# Given records
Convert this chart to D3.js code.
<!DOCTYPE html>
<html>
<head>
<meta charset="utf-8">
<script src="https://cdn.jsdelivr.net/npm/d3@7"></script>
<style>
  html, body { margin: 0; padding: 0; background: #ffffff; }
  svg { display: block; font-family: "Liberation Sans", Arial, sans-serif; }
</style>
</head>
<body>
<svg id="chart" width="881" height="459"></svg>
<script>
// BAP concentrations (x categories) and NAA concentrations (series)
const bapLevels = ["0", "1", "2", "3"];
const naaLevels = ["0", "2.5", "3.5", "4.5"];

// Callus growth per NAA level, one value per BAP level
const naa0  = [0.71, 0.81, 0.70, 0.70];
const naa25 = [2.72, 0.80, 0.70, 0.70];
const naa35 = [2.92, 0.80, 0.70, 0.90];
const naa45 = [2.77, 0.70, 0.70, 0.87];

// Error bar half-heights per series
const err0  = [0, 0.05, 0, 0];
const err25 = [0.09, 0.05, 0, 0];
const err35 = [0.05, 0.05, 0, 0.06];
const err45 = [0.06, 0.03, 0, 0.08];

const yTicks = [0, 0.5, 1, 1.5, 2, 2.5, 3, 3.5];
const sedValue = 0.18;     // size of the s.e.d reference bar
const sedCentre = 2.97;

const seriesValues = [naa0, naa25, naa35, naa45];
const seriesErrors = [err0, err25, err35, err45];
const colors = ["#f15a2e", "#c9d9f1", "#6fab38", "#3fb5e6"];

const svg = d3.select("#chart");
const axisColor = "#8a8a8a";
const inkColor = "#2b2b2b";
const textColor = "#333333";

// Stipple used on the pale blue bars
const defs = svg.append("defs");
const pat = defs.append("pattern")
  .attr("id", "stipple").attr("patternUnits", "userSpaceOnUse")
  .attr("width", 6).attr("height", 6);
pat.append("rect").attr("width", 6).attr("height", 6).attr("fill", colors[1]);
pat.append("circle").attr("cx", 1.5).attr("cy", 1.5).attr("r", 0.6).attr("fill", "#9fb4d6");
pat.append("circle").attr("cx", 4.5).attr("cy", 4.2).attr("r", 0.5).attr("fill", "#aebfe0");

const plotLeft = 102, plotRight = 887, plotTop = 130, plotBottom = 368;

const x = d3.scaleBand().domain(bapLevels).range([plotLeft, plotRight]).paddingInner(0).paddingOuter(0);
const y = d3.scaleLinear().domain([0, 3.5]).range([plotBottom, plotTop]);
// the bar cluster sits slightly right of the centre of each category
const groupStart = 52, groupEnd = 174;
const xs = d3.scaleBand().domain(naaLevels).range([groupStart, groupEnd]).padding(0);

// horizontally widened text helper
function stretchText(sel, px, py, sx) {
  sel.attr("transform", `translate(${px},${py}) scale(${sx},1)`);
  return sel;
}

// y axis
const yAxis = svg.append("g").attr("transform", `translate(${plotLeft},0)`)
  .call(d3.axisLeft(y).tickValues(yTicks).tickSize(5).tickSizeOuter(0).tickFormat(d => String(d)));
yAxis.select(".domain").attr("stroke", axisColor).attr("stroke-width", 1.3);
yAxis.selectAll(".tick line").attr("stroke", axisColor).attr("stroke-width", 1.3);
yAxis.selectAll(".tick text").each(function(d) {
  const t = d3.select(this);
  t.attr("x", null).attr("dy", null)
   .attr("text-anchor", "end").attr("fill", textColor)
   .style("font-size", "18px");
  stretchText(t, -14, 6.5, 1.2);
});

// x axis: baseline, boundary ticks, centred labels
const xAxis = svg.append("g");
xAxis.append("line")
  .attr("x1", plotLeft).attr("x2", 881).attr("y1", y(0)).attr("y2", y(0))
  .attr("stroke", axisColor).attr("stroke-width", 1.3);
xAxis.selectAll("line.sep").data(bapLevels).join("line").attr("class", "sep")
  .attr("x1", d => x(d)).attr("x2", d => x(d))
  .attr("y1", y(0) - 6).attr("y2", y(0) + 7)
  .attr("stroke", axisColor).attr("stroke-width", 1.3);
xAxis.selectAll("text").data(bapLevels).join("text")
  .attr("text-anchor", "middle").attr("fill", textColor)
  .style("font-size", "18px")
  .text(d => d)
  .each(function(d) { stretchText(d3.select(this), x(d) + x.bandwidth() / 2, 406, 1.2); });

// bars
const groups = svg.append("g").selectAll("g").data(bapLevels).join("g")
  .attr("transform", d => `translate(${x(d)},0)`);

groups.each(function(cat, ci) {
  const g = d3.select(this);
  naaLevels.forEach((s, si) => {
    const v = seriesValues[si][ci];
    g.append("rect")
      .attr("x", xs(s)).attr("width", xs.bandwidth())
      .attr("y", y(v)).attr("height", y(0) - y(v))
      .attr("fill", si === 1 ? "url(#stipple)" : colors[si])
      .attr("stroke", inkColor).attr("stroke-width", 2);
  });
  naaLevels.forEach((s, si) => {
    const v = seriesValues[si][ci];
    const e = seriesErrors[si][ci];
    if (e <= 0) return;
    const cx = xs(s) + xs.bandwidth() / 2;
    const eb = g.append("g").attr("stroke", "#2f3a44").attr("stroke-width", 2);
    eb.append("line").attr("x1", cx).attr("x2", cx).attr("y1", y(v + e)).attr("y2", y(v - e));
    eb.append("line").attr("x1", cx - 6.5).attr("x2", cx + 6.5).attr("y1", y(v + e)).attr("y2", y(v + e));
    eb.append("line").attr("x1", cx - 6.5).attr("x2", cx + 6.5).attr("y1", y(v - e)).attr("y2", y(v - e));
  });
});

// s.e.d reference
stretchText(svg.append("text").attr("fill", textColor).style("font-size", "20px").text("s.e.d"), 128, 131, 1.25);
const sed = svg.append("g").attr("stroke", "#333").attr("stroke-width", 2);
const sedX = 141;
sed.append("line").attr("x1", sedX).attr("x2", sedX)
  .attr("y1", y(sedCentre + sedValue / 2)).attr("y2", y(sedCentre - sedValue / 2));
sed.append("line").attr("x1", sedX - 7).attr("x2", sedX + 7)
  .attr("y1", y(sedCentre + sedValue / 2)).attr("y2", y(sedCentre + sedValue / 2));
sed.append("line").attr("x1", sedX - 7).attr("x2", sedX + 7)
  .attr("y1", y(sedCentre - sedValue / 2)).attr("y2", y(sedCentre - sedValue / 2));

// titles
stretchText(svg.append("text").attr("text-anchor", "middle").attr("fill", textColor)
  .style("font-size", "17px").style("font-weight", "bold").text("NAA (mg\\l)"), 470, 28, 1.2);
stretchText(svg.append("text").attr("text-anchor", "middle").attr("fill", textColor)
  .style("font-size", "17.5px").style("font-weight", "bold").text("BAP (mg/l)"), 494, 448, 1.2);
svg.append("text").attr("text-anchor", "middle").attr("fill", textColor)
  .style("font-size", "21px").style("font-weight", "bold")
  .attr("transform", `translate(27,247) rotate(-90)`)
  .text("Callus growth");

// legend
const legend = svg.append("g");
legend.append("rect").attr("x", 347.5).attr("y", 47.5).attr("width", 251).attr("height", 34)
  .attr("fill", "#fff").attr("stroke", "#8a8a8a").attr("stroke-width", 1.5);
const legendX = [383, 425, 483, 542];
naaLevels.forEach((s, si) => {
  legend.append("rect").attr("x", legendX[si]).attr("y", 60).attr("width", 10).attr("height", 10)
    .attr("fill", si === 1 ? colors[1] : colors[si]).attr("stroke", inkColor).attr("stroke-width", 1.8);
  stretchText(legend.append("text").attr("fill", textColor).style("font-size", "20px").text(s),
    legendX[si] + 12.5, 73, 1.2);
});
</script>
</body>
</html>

==

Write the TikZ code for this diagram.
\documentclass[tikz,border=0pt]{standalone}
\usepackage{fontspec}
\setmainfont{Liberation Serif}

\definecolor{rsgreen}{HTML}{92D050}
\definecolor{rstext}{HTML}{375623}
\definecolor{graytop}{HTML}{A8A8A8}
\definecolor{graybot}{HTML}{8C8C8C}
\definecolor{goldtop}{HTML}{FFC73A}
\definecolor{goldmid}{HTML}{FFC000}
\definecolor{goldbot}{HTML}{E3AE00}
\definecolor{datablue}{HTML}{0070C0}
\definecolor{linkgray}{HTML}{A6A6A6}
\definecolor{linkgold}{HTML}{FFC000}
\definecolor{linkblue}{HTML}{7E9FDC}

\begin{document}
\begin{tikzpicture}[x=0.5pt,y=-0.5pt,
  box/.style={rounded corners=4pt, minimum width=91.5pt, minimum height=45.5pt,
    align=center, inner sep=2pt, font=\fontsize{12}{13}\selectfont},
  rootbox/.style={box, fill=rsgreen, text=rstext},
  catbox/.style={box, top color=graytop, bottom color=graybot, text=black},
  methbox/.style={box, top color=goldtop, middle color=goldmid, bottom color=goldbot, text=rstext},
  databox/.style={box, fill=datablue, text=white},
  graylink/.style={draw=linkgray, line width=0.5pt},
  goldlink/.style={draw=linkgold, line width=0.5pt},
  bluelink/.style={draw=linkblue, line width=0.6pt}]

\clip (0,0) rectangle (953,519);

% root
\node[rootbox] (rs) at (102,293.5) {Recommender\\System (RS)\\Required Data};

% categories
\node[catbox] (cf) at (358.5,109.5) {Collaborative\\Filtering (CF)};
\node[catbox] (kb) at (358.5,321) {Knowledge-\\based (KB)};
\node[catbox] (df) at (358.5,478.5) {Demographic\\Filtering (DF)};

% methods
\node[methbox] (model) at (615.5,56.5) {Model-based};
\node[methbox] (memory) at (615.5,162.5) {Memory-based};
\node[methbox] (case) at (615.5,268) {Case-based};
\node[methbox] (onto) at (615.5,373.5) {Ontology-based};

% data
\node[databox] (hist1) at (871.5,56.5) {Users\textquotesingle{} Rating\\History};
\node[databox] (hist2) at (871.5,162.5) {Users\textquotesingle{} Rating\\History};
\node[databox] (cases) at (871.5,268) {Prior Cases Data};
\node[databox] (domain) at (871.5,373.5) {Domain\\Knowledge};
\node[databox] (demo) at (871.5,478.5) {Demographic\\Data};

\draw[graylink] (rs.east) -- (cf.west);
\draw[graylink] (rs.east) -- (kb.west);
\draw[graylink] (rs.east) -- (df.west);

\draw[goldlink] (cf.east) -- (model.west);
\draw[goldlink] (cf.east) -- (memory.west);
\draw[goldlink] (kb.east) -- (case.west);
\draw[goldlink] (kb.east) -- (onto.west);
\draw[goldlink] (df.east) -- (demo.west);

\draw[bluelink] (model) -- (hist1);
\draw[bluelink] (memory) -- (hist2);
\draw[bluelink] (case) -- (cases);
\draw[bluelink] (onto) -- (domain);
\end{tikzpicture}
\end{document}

---

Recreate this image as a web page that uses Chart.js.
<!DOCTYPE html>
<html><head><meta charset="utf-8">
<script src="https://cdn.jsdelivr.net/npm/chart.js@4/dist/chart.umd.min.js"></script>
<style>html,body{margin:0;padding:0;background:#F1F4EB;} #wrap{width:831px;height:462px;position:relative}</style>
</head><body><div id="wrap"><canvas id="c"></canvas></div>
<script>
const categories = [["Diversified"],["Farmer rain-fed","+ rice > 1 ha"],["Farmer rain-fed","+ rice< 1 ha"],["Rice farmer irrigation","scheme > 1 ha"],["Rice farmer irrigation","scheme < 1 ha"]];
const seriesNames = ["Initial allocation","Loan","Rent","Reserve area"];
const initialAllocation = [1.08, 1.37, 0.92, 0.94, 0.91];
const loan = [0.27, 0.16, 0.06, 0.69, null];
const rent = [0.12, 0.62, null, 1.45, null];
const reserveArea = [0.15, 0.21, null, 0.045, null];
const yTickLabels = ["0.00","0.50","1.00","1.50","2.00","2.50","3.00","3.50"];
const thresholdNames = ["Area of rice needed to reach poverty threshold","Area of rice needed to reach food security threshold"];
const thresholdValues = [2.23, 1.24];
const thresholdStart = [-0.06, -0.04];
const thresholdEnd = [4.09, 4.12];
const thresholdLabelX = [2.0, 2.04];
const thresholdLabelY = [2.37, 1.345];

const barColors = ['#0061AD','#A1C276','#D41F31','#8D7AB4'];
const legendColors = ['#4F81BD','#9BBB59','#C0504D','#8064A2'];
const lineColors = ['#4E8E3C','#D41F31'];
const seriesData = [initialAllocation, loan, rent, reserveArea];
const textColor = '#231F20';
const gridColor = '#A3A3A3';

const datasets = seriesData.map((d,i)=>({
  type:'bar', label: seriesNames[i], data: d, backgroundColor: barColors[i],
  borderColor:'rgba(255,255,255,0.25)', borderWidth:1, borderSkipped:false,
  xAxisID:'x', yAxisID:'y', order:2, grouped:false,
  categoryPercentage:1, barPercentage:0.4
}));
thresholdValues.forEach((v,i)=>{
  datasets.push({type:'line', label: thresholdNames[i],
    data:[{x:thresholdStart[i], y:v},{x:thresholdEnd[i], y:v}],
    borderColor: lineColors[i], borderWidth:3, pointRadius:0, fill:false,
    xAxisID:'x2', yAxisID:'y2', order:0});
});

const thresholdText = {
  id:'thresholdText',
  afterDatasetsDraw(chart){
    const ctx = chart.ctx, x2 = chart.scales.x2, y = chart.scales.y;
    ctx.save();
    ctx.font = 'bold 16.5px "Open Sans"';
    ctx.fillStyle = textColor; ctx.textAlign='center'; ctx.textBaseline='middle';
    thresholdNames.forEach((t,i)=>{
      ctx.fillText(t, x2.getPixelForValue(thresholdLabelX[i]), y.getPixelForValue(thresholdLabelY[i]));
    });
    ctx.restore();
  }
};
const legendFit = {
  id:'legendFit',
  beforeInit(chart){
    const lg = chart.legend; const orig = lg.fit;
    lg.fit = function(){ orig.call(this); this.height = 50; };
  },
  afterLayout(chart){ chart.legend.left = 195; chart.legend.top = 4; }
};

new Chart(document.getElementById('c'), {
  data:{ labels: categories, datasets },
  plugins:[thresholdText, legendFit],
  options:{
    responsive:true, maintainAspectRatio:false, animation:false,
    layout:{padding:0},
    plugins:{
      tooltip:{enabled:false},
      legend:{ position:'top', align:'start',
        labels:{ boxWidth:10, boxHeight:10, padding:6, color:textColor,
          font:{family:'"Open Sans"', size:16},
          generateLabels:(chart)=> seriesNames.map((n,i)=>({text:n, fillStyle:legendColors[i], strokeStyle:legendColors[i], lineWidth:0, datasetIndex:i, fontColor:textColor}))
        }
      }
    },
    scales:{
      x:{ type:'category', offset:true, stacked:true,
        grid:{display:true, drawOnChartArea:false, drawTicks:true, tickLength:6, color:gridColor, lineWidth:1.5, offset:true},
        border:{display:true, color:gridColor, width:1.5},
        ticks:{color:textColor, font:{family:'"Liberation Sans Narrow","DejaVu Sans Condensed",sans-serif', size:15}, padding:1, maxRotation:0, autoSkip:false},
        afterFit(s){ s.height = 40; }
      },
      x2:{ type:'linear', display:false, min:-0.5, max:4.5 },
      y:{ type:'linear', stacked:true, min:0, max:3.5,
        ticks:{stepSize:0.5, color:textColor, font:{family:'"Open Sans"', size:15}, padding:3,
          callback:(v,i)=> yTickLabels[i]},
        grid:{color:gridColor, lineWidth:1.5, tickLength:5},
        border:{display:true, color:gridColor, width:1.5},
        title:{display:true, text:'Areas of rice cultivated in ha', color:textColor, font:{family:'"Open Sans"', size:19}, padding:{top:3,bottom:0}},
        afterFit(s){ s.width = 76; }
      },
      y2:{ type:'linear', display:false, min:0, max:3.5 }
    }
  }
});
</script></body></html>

# Task statement
Nothing beyond the lines starting at the line containing "Recreate this image" and ending at the line containing "const gridColor = '#A3A3A3';" is to be reproduced; reproduce those lines exactly, both ends included.

# Response to the exercise
Recreate this image as a web page that uses Chart.js.
<!DOCTYPE html>
<html><head><meta charset="utf-8">
<script src="https://cdn.jsdelivr.net/npm/chart.js@4/dist/chart.umd.min.js"></script>
<style>html,body{margin:0;padding:0;background:#F1F4EB;} #wrap{width:831px;height:462px;position:relative}</style>
</head><body><div id="wrap"><canvas id="c"></canvas></div>
<script>
const categories = [["Diversified"],["Farmer rain-fed","+ rice > 1 ha"],["Farmer rain-fed","+ rice< 1 ha"],["Rice farmer irrigation","scheme > 1 ha"],["Rice farmer irrigation","scheme < 1 ha"]];
const seriesNames = ["Initial allocation","Loan","Rent","Reserve area"];
const initialAllocation = [1.08, 1.37, 0.92, 0.94, 0.91];
const loan = [0.27, 0.16, 0.06, 0.69, null];
const rent = [0.12, 0.62, null, 1.45, null];
const reserveArea = [0.15, 0.21, null, 0.045, null];
const yTickLabels = ["0.00","0.50","1.00","1.50","2.00","2.50","3.00","3.50"];
const thresholdNames = ["Area of rice needed to reach poverty threshold","Area of rice needed to reach food security threshold"];
const thresholdValues = [2.23, 1.24];
const thresholdStart = [-0.06, -0.04];
const thresholdEnd = [4.09, 4.12];
const thresholdLabelX = [2.0, 2.04];
const thresholdLabelY = [2.37, 1.345];

const barColors = ['#0061AD','#A1C276','#D41F31','#8D7AB4'];
const legendColors = ['#4F81BD','#9BBB59','#C0504D','#8064A2'];
const lineColors = ['#4E8E3C','#D41F31'];
const seriesData = [initialAllocation, loan, rent, reserveArea];
const textColor = '#231F20';
const gridColor = '#A3A3A3';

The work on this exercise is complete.